- [Exercise requirements] Of all the lines in the records below, how many hold the word "that"? Give the number alone.

- [Exercise materials]

—————

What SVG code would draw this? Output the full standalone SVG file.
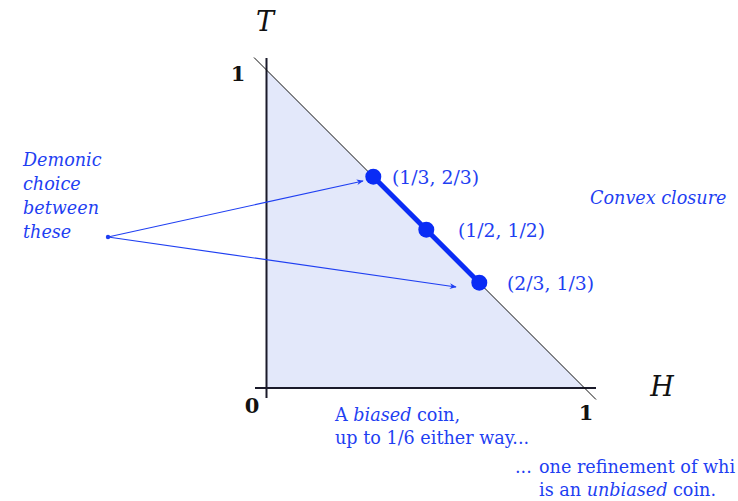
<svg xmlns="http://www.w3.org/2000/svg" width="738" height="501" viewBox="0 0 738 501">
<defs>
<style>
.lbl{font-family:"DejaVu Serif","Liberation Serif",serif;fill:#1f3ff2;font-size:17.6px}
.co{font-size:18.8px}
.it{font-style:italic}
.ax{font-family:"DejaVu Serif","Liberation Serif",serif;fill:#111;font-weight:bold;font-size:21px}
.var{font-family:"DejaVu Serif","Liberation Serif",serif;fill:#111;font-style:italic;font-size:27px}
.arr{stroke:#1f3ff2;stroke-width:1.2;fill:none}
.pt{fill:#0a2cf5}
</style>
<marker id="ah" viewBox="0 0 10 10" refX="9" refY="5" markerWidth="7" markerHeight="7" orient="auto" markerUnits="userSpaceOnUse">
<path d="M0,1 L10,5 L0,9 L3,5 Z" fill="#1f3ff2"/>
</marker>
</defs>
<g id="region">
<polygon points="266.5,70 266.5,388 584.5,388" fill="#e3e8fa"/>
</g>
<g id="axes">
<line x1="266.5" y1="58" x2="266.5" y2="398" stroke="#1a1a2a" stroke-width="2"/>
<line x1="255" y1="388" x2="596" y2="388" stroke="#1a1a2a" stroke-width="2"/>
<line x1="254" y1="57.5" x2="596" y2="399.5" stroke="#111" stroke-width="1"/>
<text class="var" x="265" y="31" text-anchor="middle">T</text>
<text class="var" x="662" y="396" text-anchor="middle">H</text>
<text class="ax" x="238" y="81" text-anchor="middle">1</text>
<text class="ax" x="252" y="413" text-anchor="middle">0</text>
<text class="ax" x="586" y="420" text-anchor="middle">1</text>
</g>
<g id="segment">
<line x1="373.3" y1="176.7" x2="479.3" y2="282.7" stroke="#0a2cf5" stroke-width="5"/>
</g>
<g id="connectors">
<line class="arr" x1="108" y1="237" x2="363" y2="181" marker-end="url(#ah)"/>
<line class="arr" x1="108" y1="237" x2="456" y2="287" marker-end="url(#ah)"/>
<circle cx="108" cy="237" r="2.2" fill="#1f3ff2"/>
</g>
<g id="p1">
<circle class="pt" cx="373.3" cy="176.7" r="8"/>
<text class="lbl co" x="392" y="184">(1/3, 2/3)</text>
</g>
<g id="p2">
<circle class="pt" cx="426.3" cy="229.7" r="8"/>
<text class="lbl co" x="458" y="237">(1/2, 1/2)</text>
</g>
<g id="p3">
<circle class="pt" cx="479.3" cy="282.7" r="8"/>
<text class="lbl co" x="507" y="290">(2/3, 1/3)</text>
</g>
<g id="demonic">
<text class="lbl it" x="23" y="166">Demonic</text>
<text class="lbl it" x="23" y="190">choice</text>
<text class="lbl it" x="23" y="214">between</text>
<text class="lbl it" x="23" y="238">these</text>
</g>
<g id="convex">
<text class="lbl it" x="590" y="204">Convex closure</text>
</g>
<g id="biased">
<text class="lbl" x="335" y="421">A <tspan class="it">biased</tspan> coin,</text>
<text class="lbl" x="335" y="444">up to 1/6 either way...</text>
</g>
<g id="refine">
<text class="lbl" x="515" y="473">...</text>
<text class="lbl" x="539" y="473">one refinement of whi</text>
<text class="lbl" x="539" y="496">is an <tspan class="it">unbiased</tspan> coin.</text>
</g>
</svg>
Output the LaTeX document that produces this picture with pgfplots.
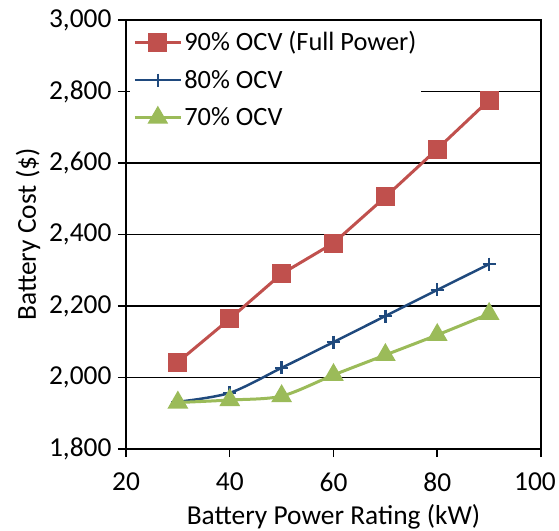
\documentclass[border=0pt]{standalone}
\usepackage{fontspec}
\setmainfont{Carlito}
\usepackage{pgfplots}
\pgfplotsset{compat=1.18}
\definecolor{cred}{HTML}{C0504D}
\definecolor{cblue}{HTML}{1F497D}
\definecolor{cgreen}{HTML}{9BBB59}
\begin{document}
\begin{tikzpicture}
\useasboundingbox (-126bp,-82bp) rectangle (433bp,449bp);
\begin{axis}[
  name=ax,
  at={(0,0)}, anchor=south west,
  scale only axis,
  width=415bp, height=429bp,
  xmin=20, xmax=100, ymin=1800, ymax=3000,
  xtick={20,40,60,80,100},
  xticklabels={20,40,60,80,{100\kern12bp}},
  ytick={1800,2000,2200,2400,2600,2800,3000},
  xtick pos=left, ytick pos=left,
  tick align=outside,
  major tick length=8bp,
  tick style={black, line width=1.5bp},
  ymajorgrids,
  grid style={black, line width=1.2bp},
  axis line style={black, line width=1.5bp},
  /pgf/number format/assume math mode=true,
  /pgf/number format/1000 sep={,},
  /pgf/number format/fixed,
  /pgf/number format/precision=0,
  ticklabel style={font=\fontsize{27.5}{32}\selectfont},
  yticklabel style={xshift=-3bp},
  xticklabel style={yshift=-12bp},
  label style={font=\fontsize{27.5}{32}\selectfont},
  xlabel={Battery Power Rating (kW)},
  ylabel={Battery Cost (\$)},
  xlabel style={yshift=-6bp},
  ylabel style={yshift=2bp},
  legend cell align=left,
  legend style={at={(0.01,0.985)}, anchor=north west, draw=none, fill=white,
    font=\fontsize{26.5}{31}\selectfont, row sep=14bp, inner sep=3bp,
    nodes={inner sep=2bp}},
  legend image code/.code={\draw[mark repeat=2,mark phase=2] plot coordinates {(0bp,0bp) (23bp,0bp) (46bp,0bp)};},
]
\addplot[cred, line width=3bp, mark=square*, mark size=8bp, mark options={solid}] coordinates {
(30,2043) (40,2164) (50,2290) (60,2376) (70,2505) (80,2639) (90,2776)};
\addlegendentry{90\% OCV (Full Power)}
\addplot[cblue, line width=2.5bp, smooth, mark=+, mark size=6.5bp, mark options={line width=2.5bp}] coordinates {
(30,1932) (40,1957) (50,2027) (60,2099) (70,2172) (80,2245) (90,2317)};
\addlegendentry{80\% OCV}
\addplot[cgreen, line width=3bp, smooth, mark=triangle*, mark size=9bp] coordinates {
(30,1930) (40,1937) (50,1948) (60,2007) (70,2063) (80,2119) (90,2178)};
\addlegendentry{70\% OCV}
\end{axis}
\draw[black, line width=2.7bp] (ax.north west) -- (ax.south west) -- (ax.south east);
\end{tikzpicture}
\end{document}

—————

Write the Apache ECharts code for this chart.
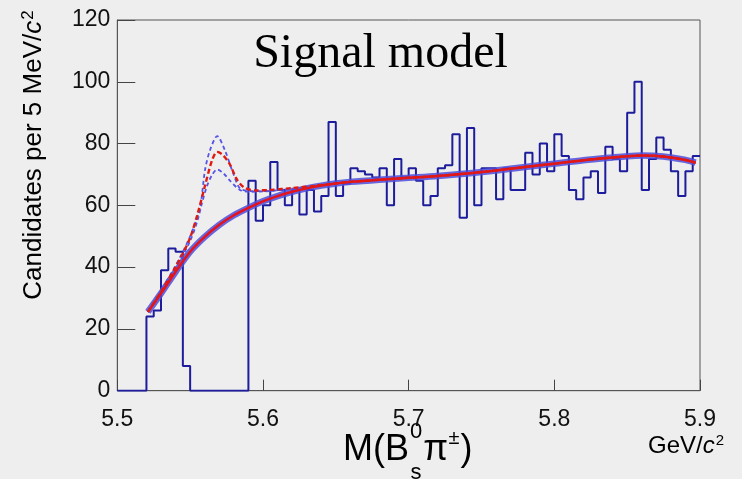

—————

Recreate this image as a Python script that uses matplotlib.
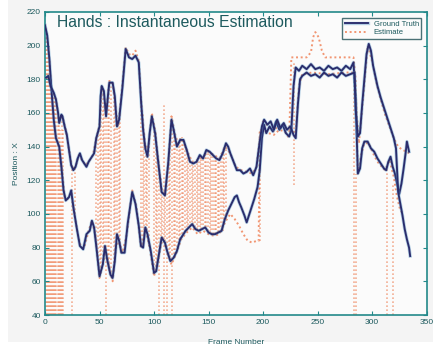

—————

- [Reply] 2